Although constitutionally, President Paul Biya could still introduce a bill this upcoming November session extending the mandate of Parliamentarians and councilors for another six months, the six months would still pass as if they were six days with the situation on the ground only worsening. If there is anytime regime strategists and thinkers have had a hot potatoe in their hands, this is the time. Added to their worries is the difficulty of implementing the resolutions of the Major National Dialogue which they themselves sat in Yaounde a month ago and took.
If they thought they could hurt or please anybody or group of persons with the Special Status, they are beginning to discover that Anglophones are too smart for their political gymics as ideas as to the content of the special Status have not come in sort supply.

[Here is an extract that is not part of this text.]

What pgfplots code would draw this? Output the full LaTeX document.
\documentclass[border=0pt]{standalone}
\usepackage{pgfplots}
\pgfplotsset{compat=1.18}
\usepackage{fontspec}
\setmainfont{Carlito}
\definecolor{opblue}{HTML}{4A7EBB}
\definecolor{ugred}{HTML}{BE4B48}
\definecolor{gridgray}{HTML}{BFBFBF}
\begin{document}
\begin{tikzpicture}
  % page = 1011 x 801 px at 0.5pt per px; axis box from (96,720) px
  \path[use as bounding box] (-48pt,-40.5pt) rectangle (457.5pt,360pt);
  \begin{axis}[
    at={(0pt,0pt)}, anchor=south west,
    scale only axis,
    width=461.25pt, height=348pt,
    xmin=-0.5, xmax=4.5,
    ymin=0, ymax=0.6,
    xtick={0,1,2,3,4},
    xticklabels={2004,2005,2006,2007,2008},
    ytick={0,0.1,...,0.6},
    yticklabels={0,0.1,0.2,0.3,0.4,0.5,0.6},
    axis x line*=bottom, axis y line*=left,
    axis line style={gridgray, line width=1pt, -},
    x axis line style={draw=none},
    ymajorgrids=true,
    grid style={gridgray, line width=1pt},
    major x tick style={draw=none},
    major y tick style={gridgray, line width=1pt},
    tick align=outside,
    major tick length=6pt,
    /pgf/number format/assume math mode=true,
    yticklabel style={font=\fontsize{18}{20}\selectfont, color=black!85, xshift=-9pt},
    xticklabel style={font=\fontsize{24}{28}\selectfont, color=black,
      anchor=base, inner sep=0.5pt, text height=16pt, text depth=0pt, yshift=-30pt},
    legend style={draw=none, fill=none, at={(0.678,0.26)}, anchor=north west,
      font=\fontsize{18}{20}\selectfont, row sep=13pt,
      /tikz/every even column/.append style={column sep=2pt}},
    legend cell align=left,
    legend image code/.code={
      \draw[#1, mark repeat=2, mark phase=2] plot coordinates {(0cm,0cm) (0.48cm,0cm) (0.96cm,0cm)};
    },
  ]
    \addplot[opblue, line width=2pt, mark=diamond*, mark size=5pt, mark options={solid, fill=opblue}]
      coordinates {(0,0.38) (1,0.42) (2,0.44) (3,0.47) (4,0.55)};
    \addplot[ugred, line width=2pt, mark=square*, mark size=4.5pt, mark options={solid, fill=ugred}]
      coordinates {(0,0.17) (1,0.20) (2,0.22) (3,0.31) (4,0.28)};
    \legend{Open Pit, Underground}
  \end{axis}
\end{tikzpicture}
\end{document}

The varied interpretations and the possible content of the special Status is now giving government further sleepless nights and making them regret why they did not rather just settle for a federation. They are the more worried about the fact that restorationists are giving a damn to the resolutions of the Major national dialogue as evidenced by their activities on the ground
The real dilemma though is that time is not on the side of the regime in Yaounde. The powers offered them by the Constitution to postpone Elections and extend mandates of municipal administrators is fast running out.
Organizing Elections in the other eight regions and leaving out the two English speaking regions is an unimaginable scenario. Trying to organize it under the prevailing circumstances is the more suicidal. Keeping detained Anglophone leaders and activists in jail is one error that must be corrected and on time. As Frederick du Klerk said when questioned whether he did not think it was an error releasing Nelson Mandela, keeping the detained leaders in prison would be a bigger error that neither benefits the regime nor the one and indivisibility of Cameroon.
Continuing to function as if sovereignty or the oneness and the indivisibility of a country was a God given right is a bigger error. For the record, something can only be one because it has not been divided, not that it could never be divided.
And if you still doubt that it’s the Unruliness of the regime that has put itself to a tight corner, you need to think again. On my recent trip to Yaounde a regime apologist explained out his frustrations with the system by comparing it to a house that is developing new cracks everyday. To him, no sooner do they spend time and energy plastering off one Crack than a fresh one emerges.
To him, it was more of shame and ego that kept some of them still loitering around such a house that could collapse anytime soon than a strong believe in the workability of the system. You could take the plastering of cracks on the walls of the house to mean the indefatigable firefighting trips currently being carried out across the country by Territorial Administration boss.
Another dilemma that continues to stir at government in the face is the Maurice Kamto factor. No sooner was he released from detention than he started restrategizing to recapture power. Already posing as a threat to the Cpdm in the West and parts of the Centre and Littoral, government does not want to imagine the next legislature with a majority MRC vote holders. What with the SDF or other opposition parties controlling the two English speaking regions?
Be that as it may, the real dilemma for government now is how to contend the independentist flames blowing across the two English speaking regions. With the error of announcing a special Status and with the implications involved in relation to self determination, government now has to thread a very thin line. Going by the resolutions of the just ended major national dialogue, Anglophones in Cameroon have become a recognized national minority with full rights to self determination, be they internal autonomy as obtains with Catalonia in Spain, Quebec in Canada, or Scotland in the United Kingdom.
Even here, it behoves on government to deliver on this primary and remedial right to internal self determination, no longer the Anglophones whom history has demonstrated in triumphant detail that they achieved independence in 1961 by joining LA Republic du Cameroun.